------ INFORMATION PROVIDED

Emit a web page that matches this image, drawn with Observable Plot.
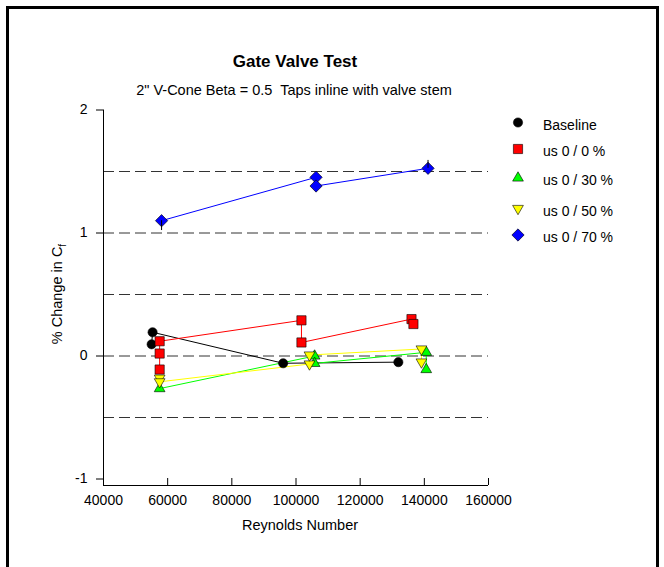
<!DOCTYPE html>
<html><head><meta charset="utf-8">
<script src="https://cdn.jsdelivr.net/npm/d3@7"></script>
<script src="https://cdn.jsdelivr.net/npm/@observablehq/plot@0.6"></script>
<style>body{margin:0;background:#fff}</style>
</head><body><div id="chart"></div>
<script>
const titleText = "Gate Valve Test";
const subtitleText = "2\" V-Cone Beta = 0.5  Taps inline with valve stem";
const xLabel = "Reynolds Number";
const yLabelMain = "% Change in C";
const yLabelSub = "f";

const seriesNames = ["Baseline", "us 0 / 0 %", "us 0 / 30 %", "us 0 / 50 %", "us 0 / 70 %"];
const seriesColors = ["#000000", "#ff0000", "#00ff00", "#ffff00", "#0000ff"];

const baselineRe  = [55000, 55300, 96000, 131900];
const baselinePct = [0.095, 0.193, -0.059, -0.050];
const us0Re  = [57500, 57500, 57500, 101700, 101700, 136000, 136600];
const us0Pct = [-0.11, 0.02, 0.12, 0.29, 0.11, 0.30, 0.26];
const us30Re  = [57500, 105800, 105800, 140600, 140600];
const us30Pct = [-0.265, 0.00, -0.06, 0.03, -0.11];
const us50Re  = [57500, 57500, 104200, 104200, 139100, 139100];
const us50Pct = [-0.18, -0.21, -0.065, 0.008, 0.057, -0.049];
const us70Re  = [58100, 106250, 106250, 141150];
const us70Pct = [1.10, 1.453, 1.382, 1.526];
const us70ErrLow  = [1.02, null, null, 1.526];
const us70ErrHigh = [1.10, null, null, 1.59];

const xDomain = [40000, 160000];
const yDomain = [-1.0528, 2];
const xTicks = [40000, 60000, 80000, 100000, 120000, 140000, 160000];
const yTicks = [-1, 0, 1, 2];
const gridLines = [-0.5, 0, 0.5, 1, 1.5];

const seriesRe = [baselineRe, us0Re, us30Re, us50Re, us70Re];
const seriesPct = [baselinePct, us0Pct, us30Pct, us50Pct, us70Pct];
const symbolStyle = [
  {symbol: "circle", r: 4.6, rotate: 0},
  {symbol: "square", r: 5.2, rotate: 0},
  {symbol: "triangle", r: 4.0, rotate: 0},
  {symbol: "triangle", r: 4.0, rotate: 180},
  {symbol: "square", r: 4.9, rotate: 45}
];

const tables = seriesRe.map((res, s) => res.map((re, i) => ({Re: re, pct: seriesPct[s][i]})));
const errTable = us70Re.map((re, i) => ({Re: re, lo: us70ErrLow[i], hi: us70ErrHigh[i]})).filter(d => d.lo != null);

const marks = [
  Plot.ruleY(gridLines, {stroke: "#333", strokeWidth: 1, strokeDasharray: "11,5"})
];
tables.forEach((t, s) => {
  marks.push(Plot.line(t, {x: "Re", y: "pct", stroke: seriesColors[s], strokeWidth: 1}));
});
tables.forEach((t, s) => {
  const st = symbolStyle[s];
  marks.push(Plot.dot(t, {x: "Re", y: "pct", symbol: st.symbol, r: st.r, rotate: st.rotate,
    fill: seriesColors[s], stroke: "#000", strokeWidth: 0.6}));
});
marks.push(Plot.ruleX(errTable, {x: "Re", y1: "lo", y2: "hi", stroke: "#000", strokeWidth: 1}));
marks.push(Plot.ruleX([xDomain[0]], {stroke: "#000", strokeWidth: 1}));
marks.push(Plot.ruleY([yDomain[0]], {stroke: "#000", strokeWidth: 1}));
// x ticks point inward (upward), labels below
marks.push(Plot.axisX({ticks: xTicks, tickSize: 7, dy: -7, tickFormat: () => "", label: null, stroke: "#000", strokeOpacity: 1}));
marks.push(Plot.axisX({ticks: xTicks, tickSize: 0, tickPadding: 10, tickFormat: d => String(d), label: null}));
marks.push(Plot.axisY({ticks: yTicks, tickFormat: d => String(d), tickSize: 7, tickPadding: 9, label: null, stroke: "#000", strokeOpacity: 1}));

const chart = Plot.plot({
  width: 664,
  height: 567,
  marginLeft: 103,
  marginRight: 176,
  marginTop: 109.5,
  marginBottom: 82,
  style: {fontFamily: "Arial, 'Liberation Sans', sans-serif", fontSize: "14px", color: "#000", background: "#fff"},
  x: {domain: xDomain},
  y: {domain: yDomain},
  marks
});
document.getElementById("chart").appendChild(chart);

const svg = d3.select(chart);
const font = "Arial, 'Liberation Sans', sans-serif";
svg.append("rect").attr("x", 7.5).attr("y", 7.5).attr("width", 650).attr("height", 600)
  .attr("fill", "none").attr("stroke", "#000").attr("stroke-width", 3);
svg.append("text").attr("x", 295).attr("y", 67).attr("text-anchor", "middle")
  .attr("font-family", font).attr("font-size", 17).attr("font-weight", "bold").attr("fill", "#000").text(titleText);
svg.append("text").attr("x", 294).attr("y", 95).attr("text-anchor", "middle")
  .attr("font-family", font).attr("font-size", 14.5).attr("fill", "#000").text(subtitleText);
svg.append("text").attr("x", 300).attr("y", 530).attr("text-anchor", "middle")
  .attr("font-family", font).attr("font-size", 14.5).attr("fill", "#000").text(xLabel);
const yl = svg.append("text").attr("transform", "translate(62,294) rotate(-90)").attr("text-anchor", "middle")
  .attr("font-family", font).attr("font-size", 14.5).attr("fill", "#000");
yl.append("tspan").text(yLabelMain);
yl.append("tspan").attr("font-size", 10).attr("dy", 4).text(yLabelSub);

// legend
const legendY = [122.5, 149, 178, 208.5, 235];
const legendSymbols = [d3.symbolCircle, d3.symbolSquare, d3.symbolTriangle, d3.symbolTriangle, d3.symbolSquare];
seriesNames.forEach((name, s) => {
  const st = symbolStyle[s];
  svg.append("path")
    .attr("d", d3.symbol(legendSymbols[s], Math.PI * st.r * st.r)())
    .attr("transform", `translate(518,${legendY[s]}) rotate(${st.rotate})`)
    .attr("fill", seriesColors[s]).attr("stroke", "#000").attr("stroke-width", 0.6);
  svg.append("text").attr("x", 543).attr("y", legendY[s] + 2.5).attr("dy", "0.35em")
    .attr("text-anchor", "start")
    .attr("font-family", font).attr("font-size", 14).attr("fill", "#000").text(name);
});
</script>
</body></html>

------------

- [REQUIREMENTS] Exactly as written, please give again the lines from the beginning of the listing through the line containing "const gridLines = [-0.5, 0, 0.5, 1, 1.5];", inclusive, without any pictures.

- [RIGHT ANSWER]
Emit a web page that matches this image, drawn with Observable Plot.
<!DOCTYPE html>
<html><head><meta charset="utf-8">
<script src="https://cdn.jsdelivr.net/npm/d3@7"></script>
<script src="https://cdn.jsdelivr.net/npm/@observablehq/plot@0.6"></script>
<style>body{margin:0;background:#fff}</style>
</head><body><div id="chart"></div>
<script>
const titleText = "Gate Valve Test";
const subtitleText = "2\" V-Cone Beta = 0.5  Taps inline with valve stem";
const xLabel = "Reynolds Number";
const yLabelMain = "% Change in C";
const yLabelSub = "f";

const seriesNames = ["Baseline", "us 0 / 0 %", "us 0 / 30 %", "us 0 / 50 %", "us 0 / 70 %"];
const seriesColors = ["#000000", "#ff0000", "#00ff00", "#ffff00", "#0000ff"];

const baselineRe  = [55000, 55300, 96000, 131900];
const baselinePct = [0.095, 0.193, -0.059, -0.050];
const us0Re  = [57500, 57500, 57500, 101700, 101700, 136000, 136600];
const us0Pct = [-0.11, 0.02, 0.12, 0.29, 0.11, 0.30, 0.26];
const us30Re  = [57500, 105800, 105800, 140600, 140600];
const us30Pct = [-0.265, 0.00, -0.06, 0.03, -0.11];
const us50Re  = [57500, 57500, 104200, 104200, 139100, 139100];
const us50Pct = [-0.18, -0.21, -0.065, 0.008, 0.057, -0.049];
const us70Re  = [58100, 106250, 106250, 141150];
const us70Pct = [1.10, 1.453, 1.382, 1.526];
const us70ErrLow  = [1.02, null, null, 1.526];
const us70ErrHigh = [1.10, null, null, 1.59];

const xDomain = [40000, 160000];
const yDomain = [-1.0528, 2];
const xTicks = [40000, 60000, 80000, 100000, 120000, 140000, 160000];
const yTicks = [-1, 0, 1, 2];
const gridLines = [-0.5, 0, 0.5, 1, 1.5];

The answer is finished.